● **GIVEN TASK**: Show each line from the listing that includes the word "this".

[Dataset entries]
**********
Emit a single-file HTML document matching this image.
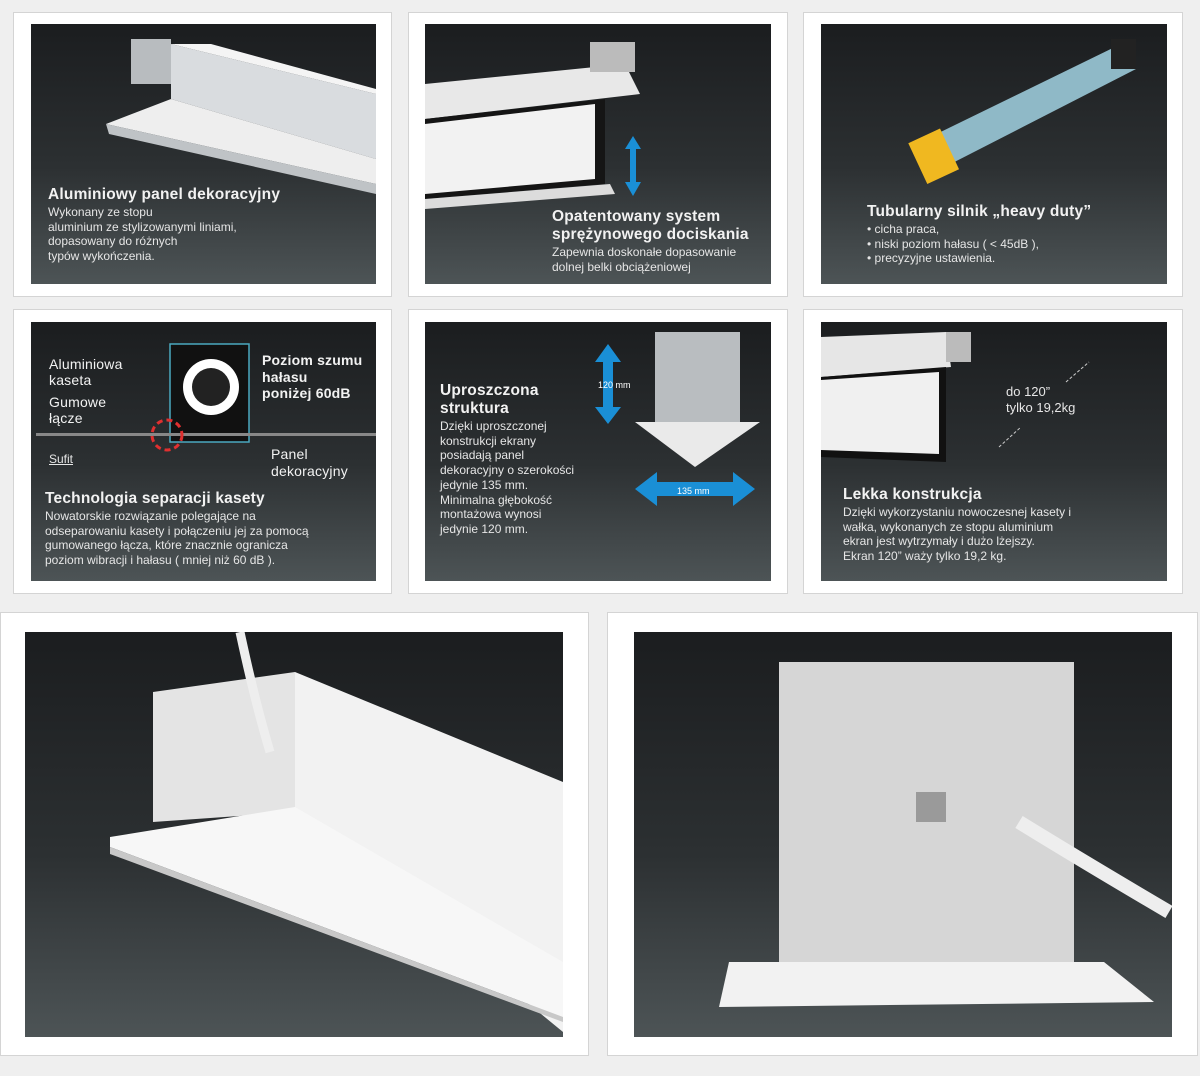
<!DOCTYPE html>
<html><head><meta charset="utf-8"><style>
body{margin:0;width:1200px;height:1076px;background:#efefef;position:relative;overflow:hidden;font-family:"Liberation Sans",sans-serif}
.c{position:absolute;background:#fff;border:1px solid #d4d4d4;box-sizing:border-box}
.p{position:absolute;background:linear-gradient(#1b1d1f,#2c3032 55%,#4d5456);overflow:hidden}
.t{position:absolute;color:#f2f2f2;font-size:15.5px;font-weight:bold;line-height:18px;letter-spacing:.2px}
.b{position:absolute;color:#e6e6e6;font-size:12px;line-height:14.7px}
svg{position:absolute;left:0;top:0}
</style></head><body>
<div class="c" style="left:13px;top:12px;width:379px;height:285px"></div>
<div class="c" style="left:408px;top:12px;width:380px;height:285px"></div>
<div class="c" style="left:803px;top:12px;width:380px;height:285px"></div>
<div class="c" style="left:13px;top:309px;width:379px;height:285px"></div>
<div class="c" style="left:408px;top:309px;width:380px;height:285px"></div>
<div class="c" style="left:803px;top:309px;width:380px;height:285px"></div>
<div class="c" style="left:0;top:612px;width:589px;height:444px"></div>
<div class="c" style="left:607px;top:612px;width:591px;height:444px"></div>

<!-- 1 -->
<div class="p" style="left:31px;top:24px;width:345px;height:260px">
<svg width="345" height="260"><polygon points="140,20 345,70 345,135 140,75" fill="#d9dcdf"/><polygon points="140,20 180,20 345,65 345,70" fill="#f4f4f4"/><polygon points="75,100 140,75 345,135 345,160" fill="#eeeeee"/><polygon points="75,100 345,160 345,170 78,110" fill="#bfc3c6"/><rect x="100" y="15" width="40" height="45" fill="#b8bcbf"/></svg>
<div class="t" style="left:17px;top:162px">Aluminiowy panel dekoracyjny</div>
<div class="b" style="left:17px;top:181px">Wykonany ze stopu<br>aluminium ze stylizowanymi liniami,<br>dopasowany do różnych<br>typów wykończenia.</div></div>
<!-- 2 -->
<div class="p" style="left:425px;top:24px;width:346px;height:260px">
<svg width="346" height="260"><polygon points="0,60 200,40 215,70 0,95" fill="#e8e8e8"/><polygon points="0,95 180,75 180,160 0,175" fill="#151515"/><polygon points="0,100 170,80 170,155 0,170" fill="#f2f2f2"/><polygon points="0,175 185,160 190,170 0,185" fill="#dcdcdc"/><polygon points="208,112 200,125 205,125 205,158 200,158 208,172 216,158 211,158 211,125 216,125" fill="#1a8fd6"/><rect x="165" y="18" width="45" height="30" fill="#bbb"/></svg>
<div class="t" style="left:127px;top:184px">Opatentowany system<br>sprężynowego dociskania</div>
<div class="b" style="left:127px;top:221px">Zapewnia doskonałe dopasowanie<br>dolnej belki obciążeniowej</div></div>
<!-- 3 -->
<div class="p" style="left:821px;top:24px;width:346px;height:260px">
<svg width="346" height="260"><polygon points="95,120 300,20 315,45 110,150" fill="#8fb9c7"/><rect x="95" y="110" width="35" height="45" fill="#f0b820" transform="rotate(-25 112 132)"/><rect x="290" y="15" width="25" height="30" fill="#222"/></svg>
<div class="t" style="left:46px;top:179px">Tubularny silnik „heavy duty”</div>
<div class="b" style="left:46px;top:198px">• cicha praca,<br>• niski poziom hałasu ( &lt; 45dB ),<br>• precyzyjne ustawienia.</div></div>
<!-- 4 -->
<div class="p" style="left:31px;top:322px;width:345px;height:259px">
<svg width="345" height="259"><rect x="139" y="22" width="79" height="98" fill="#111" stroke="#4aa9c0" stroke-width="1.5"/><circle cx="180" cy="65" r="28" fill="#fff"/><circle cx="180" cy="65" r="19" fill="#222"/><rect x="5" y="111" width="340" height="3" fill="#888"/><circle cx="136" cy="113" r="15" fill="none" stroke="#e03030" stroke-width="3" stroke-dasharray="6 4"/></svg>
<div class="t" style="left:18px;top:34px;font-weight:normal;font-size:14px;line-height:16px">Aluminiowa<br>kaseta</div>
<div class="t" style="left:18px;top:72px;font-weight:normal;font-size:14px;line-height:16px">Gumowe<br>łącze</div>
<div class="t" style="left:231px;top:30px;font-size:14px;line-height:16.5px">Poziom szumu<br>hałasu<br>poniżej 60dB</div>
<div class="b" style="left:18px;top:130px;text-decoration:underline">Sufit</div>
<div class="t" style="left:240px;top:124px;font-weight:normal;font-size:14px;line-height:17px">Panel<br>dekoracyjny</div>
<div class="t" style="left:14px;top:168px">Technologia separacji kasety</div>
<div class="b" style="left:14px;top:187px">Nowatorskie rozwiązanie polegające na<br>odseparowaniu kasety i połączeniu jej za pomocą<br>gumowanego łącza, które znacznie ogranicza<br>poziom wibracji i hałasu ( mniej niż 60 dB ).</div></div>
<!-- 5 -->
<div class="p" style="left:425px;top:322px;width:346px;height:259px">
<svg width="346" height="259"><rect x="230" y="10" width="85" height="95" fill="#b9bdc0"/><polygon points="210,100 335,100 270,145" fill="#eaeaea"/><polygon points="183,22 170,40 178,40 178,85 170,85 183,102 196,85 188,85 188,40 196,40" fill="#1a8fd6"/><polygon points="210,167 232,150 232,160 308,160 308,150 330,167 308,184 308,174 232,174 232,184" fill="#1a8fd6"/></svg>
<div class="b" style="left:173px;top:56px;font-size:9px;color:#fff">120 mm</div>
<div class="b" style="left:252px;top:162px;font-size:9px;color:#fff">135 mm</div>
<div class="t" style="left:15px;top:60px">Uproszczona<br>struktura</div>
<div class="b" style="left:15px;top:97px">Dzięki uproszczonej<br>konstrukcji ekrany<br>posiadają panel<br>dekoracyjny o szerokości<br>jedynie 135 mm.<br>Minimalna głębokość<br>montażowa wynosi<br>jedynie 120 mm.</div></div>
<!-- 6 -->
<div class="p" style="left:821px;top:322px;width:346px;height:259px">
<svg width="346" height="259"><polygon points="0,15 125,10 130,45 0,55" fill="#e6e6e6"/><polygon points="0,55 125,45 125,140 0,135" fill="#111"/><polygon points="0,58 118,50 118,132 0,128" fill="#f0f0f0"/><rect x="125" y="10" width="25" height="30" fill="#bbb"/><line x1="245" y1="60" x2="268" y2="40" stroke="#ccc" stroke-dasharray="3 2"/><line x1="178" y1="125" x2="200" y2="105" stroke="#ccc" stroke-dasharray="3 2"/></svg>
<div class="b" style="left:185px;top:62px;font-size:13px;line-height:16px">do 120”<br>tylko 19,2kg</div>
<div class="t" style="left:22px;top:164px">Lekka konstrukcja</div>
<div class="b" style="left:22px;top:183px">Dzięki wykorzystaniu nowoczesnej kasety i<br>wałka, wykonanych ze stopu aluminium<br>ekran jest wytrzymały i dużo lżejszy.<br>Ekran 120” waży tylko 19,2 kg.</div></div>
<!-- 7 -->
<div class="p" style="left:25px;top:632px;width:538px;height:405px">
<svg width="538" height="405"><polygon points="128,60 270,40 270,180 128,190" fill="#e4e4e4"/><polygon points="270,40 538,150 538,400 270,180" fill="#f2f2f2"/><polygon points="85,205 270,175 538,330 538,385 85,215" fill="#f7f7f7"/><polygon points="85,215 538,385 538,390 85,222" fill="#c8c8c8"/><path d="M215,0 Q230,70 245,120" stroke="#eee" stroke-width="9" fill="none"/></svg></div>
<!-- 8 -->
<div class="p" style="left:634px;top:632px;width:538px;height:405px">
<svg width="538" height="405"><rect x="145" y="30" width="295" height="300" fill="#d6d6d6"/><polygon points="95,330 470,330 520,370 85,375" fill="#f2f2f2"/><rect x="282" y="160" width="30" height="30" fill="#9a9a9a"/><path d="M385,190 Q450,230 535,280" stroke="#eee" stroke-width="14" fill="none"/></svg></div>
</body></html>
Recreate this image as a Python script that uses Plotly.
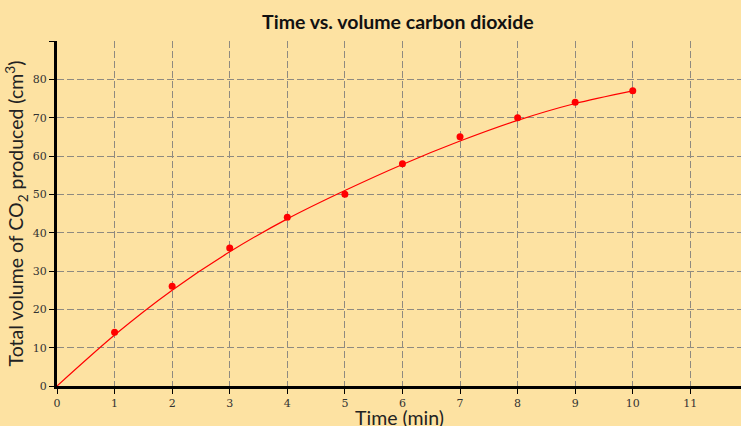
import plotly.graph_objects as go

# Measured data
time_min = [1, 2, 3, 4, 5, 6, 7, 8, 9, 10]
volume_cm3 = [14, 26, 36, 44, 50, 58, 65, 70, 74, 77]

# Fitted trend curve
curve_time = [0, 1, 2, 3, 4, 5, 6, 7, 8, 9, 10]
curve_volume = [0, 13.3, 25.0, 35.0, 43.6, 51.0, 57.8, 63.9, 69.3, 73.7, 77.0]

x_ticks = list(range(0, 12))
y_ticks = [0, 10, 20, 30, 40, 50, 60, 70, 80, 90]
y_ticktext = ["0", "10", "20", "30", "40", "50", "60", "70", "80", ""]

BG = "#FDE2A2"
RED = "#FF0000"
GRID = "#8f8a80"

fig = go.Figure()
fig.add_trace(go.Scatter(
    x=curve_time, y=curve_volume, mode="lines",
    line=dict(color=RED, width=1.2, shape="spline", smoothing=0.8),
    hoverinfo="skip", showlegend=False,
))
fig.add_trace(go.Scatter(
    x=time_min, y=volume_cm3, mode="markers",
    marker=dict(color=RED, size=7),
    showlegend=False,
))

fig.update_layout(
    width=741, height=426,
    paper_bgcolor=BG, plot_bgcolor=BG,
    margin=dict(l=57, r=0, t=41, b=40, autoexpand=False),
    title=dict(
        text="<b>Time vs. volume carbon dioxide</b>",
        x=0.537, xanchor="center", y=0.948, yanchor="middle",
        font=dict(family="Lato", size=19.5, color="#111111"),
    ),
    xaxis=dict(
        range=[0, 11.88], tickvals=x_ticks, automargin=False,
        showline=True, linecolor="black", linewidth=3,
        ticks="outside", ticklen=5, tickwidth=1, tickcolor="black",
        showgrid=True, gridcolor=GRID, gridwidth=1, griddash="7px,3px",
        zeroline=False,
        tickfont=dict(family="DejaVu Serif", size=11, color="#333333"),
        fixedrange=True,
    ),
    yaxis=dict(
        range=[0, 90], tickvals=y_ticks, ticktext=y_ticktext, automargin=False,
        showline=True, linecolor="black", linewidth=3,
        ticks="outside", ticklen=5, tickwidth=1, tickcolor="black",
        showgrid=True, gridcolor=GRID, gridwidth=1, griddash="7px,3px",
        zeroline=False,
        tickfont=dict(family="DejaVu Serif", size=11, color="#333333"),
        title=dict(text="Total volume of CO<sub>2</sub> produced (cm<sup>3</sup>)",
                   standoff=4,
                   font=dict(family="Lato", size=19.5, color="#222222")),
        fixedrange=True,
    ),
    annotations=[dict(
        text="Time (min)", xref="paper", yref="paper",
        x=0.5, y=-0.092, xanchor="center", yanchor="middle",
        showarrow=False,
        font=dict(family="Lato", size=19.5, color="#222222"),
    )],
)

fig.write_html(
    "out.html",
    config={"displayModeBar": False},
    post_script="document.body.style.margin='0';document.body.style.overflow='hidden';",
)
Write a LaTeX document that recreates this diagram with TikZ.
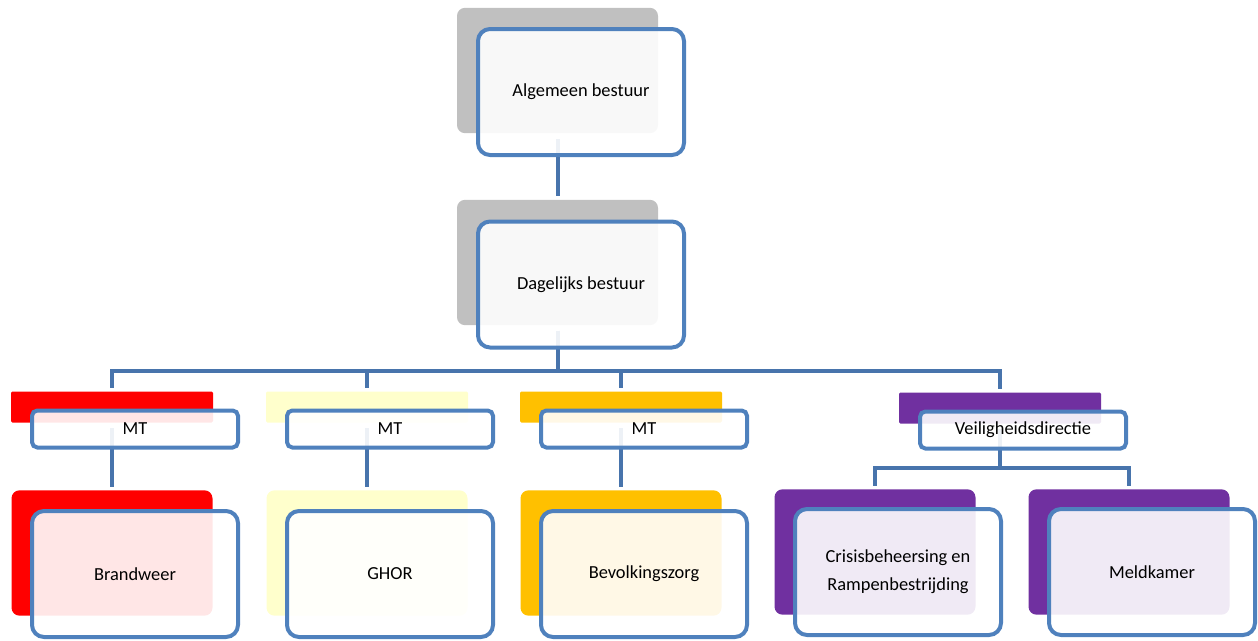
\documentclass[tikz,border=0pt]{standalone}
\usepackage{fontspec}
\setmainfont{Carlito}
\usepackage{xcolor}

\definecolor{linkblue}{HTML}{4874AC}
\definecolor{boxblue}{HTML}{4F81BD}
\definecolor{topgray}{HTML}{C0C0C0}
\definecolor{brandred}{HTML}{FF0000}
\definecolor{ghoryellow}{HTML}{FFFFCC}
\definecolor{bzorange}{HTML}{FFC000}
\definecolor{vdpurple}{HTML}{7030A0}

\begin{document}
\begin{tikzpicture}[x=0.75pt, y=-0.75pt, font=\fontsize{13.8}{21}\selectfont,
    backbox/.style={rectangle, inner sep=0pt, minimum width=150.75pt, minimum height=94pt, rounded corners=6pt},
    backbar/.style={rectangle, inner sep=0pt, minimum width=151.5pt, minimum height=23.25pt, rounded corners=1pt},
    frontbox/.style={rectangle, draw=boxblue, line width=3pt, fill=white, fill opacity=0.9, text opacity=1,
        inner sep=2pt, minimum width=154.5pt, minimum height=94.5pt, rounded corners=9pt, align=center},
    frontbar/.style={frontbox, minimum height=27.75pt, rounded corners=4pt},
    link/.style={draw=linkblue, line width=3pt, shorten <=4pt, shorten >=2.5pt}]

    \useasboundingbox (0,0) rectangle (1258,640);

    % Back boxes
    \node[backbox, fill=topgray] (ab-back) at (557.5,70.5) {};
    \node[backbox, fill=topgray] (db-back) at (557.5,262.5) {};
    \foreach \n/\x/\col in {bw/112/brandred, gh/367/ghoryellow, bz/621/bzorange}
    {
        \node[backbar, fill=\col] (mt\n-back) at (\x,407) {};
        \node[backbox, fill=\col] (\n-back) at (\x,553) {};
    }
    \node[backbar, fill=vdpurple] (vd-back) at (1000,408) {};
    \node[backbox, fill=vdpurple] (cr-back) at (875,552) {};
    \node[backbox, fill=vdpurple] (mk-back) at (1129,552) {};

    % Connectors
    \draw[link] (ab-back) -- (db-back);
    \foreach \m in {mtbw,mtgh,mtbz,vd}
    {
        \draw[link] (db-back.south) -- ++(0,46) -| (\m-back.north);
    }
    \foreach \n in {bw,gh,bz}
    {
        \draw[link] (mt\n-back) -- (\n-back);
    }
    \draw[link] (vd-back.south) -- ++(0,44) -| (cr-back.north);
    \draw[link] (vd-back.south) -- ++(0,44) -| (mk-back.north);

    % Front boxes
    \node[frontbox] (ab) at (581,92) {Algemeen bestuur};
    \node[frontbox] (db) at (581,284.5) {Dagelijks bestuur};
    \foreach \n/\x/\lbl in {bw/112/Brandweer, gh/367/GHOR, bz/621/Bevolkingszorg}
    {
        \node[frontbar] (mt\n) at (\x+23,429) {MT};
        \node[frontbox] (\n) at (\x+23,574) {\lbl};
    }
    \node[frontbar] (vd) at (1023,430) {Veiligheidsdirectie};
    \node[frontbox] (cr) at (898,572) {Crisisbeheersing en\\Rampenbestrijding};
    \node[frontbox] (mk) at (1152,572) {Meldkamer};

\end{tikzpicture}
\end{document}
**********
● **EXERCISE ANSWER**:
Emit a single-file HTML document matching this image.
Recreate this image as a Python script that uses Plotly.
Write a LaTeX document that recreates this diagram with TikZ.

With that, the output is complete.